Psalm 138:2 is often given some absurd interpretations as “preaching the word is greater than God.” This would necessitate verbal inspiration in translations! “Word” used here cannot mean the Bible; no Bibles existed at that time. It cannot mean scripture. The word of God was the word of God before anything was written. It cannot mean that God has magnified preaching above Himself. The Hebrew word shem, translated “name” here means renown, fame, reputation. It is what one is know for. We are told God has magnified His word, what He says...makes known....above all else for which He may be known! His spoken revelation transcends all His attributes. It is the most important thing we can know about God. And if we do not know what He says, all other knowledge of Him is worthless! In Matthew 4:4 Jesus quotes this in refutation of the devil’s attempt to seduce Him to exercising His personal power and prerogative into turning stones into bread. Note the source of the quote (Deut. 8:1-3). The point is, our life, being and survival depends not in physical nutrition, but upon knowing God’s word!
Acts 4:31 “And they spoke the word of God with boldness”. According to the context the “word of God” here is not the Bible or the scriptures. They were praying for God to grant them boldness to speak
His word (vs.29), because they had been forbidden to do so by the religious authorities. The authorities would have had no problem with them speaking the scriptures. The problem was, these disciples believed those scriptures, and were witnesses of their fulfillment in Christ whom they had crucified!
Religion, as well as the devil, is comfortable enough with dead letter words...words without life. It is the demonstration of the power of that word in the living and reigning Lord Jesus that unseats the power of the world, the flesh and the devil!

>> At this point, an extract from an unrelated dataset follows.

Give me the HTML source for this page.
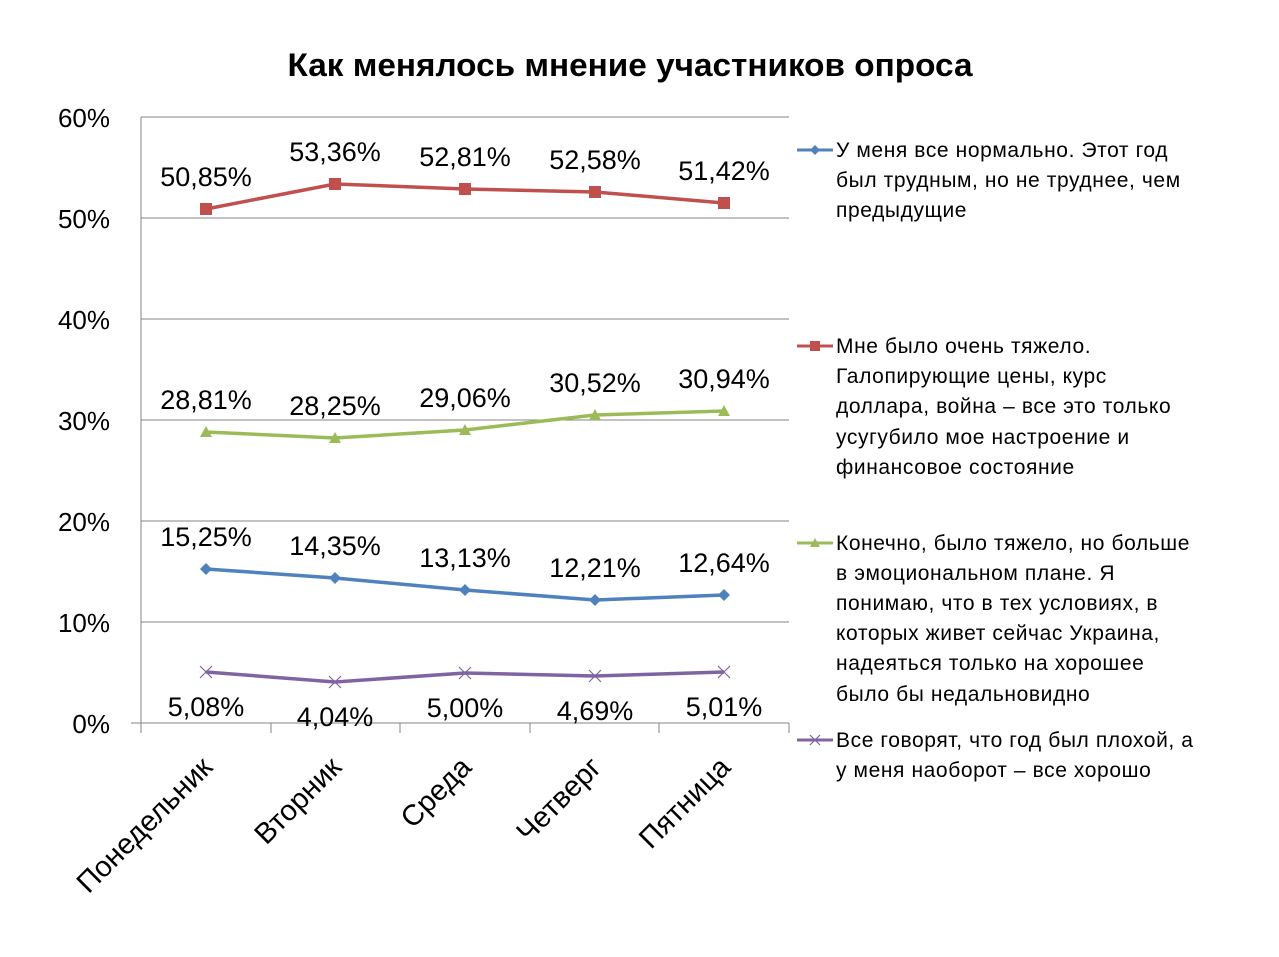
<!DOCTYPE html>
<html><head><meta charset="utf-8"><style>
html,body{margin:0;padding:0;background:#fff;}
svg{display:block;font-family:"Liberation Sans","DejaVu Sans",sans-serif;}
</style></head><body>
<svg width="1279" height="957" viewBox="0 0 1279 957" xmlns="http://www.w3.org/2000/svg">
<rect width="1279" height="957" fill="#fff"/>
<text x="630" y="76" text-anchor="middle" font-size="32" font-weight="bold" fill="#000" textLength="685" lengthAdjust="spacingAndGlyphs">Как менялось мнение участников опроса</text>
<g stroke="#868686" stroke-width="1">
<line x1="141" y1="117" x2="789" y2="117"/>
<line x1="141" y1="218" x2="789" y2="218"/>
<line x1="141" y1="319" x2="789" y2="319"/>
<line x1="141" y1="420" x2="789" y2="420"/>
<line x1="141" y1="521" x2="789" y2="521"/>
<line x1="141" y1="622" x2="789" y2="622"/>
<line x1="131" y1="723" x2="789" y2="723"/>
<line x1="141" y1="117" x2="141" y2="733"/>
<line x1="271" y1="723" x2="271" y2="733"/>
<line x1="400" y1="723" x2="400" y2="733"/>
<line x1="530" y1="723" x2="530" y2="733"/>
<line x1="659" y1="723" x2="659" y2="733"/>
<line x1="789" y1="723" x2="789" y2="733"/>
</g>
<g font-size="26" fill="#000" text-anchor="end">
<text x="110" y="127">60%</text><text x="110" y="228">50%</text><text x="110" y="329">40%</text>
<text x="110" y="430">30%</text><text x="110" y="531">20%</text><text x="110" y="632">10%</text><text x="110" y="733">0%</text>
</g>
<g font-size="29" fill="#000" text-anchor="end">
<text transform="translate(214,769) rotate(-45)">Понедельник</text>
<text transform="translate(343,769) rotate(-45)">Вторник</text>
<text transform="translate(473,769) rotate(-45)">Среда</text>
<text transform="translate(603,769) rotate(-45)">Четверг</text>
<text transform="translate(732,769) rotate(-45)">Пятница</text>
</g>
<polyline fill="none" stroke="#C0504D" stroke-width="3.5" points="206,209 335,184 465,189 595,192 724,203"/>
<g fill="#C0504D"><rect x="200" y="203" width="12" height="12"/><rect x="329" y="178" width="12" height="12"/><rect x="459" y="183" width="12" height="12"/><rect x="589" y="186" width="12" height="12"/><rect x="718" y="197" width="12" height="12"/></g>
<polyline fill="none" stroke="#9BBB59" stroke-width="3.5" points="206,432 335,438 465,430 595,415 724,411"/>
<g fill="#9BBB59"><path d="M206,426l6,11h-12z"/><path d="M335,432l6,11h-12z"/><path d="M465,424l6,11h-12z"/><path d="M595,409l6,11h-12z"/><path d="M724,405l6,11h-12z"/></g>
<polyline fill="none" stroke="#4F81BD" stroke-width="3.5" points="206,569 335,578 465,590 595,600 724,595"/>
<g fill="#4F81BD"><path d="M206,563l6,6-6,6-6-6z"/><path d="M335,572l6,6-6,6-6-6z"/><path d="M465,584l6,6-6,6-6-6z"/><path d="M595,594l6,6-6,6-6-6z"/><path d="M724,589l6,6-6,6-6-6z"/></g>
<polyline fill="none" stroke="#8064A2" stroke-width="3.5" points="206,672 335,682 465,673 595,676 724,672"/>
<g stroke="#8064A2" stroke-width="1.2"><path d="M200,666l12,12M212,666l-12,12"/><path d="M329,676l12,12M341,676l-12,12"/><path d="M459,667l12,12M471,667l-12,12"/><path d="M589,670l12,12M601,670l-12,12"/><path d="M718,666l12,12M730,666l-12,12"/></g>
<g font-size="27" fill="#000" text-anchor="middle">
<text x="206" y="186">50,85%</text><text x="335" y="161">53,36%</text><text x="465" y="166">52,81%</text><text x="595" y="169">52,58%</text><text x="724" y="180">51,42%</text>
<text x="206" y="409">28,81%</text><text x="335" y="415">28,25%</text><text x="465" y="407">29,06%</text><text x="595" y="392">30,52%</text><text x="724" y="388">30,94%</text>
<text x="206" y="546">15,25%</text><text x="335" y="555">14,35%</text><text x="465" y="567">13,13%</text><text x="595" y="577">12,21%</text><text x="724" y="572">12,64%</text>
<text x="206" y="716">5,08%</text><text x="335" y="726">4,04%</text><text x="465" y="717">5,00%</text><text x="595" y="720">4,69%</text><text x="724" y="716">5,01%</text>
</g>
<line x1="797" y1="150" x2="833" y2="150" stroke="#4F81BD" stroke-width="3"/><path d="M815,145l5,5-5,5-5-5z" fill="#4F81BD"/>
<line x1="797" y1="346" x2="833" y2="346" stroke="#C0504D" stroke-width="3"/><rect x="810" y="341" width="10" height="10" fill="#C0504D"/>
<line x1="797" y1="543" x2="833" y2="543" stroke="#9BBB59" stroke-width="3"/><path d="M815,538l5,9h-10z" fill="#9BBB59"/>
<line x1="797" y1="740" x2="833" y2="740" stroke="#8064A2" stroke-width="3"/><path d="M810,735l10,10M820,735l-10,10" stroke="#8064A2" stroke-width="1.2"/>
<g font-size="21" fill="#000" letter-spacing="0.6">
<text x="836" y="157">У меня все нормально. Этот год</text>
<text x="836" y="187">был трудным, но не труднее, чем</text>
<text x="836" y="217">предыдущие</text>
<text x="836" y="353">Мне было очень тяжело.</text>
<text x="836" y="383">Галопирующие цены, курс</text>
<text x="836" y="413">доллара, война – все это только</text>
<text x="836" y="444">усугубило мое настроение и</text>
<text x="836" y="474">финансовое состояние</text>
<text x="836" y="550">Конечно, было тяжело, но больше</text>
<text x="836" y="580">в эмоциональном плане. Я</text>
<text x="836" y="610">понимаю, что в тех условиях, в</text>
<text x="836" y="640">которых живет сейчас Украина,</text>
<text x="836" y="670">надеяться только на хорошее</text>
<text x="836" y="701">было бы недальновидно</text>
<text x="836" y="747">Все говорят, что год был плохой, а</text>
<text x="836" y="777">у меня наоборот – все хорошо</text>
</g>
</svg>
</body></html>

Words printed in a book that everybody owns and nobody believes is no threat to darkness. Darkness has no objection to scholarship, linguistics, and debates over words. It will even sponsor multiple translations of these words, and preside over the debates, splits and schisms which they provoke. No, it is the evident demonstration of living reality in that work that darkness fears!
Acts 4:24-31. Here now is the proper church response to the devil’s attempt to intimidate us into silence or to deny spiritual realities brought to us in the Person of Jesus Christ: Prayer! A church prayer meeting! In that prayer meeting, confess the truth. Tell God Who He is! What He has said! His Word!
What men have done and what they have said. Confess our fears, our weakness, our refusal of self confidence, or desperate need of Him, of boldness, and confidence in Him in His ability to enable us.
The outpouring of the Holy Spirit that followed did not cause them to speak in an unintelligible language, but clearly understood language...the wonderful works of God. There is, always has been, and always will be pressure from the world, the flesh and the devil... more often than not...in the garb of established religion, to suppress and silence the word. But this word, by the power of the Holy Spirit, Who has been sent here to help us, cannot be denied, and will not be silenced (Acts. 5:29-32).